Before you invest resources (manpower or money) in any of these approaches feel free to get in touch with PTV consulting to evaluate the potential benefit: not every approach is meaningful for every usecase! (e.g. caching works fine with REST based approaches but not if you call native tiles based on lat-lon-coordinates)
Furthermore we have to distiguish between the following topics:
Feel free to get back to me with your feedback or other ideas,
Bernd
here's just a collection of potential approaches to speed up the performance of mapping.
Before you invest resources (manpower or money) in any of these approaches feel free to get in touch with PTV consulting to evaluate the potential benefit: not every approach is meaningful for every usecase! (e.g. caching works fine with REST based approaches but not if you call native tiles based on lat-lon-coordinates)
Furthermore we have to distiguish between the following topics:
- Behaviour: Environment handles each and every mapping request but is responding extremely slow.
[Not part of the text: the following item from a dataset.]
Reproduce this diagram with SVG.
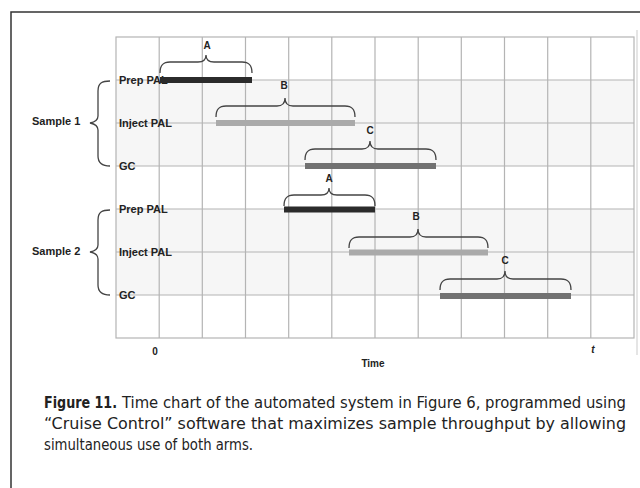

HTTP status is 200 but the tracked processing time is poor. Countermeasure: ensure proper scaling and sufficient hardware, look into server logs whether massive queueing occurs.
- Behaviour: Environment (backend servers) does reject requests due to overload (check the Exceptions for more details, especially the error codes which depends on the used protocol). Countermeasure: ensure proper scaling and sufficient hardware, look into server logs whether massive queueing occurs.
- Behaviour: Finally customers sometimes run into an issue which they perceive as "performance issue" but in fact it is a configuration error which leads to a correct denial, e.g. due to security reasons (e.g. "has been blocked by CORS policy: Response to preflight request doesn't pass access control check: No 'Access-Control-Allow-Origin' header is present on the requested resource." does not mean the server is overloaded but due to some security settings the failed response is proper). Countermeasure: ensure proper settings (Server Configuration, Webservice Interface Principles)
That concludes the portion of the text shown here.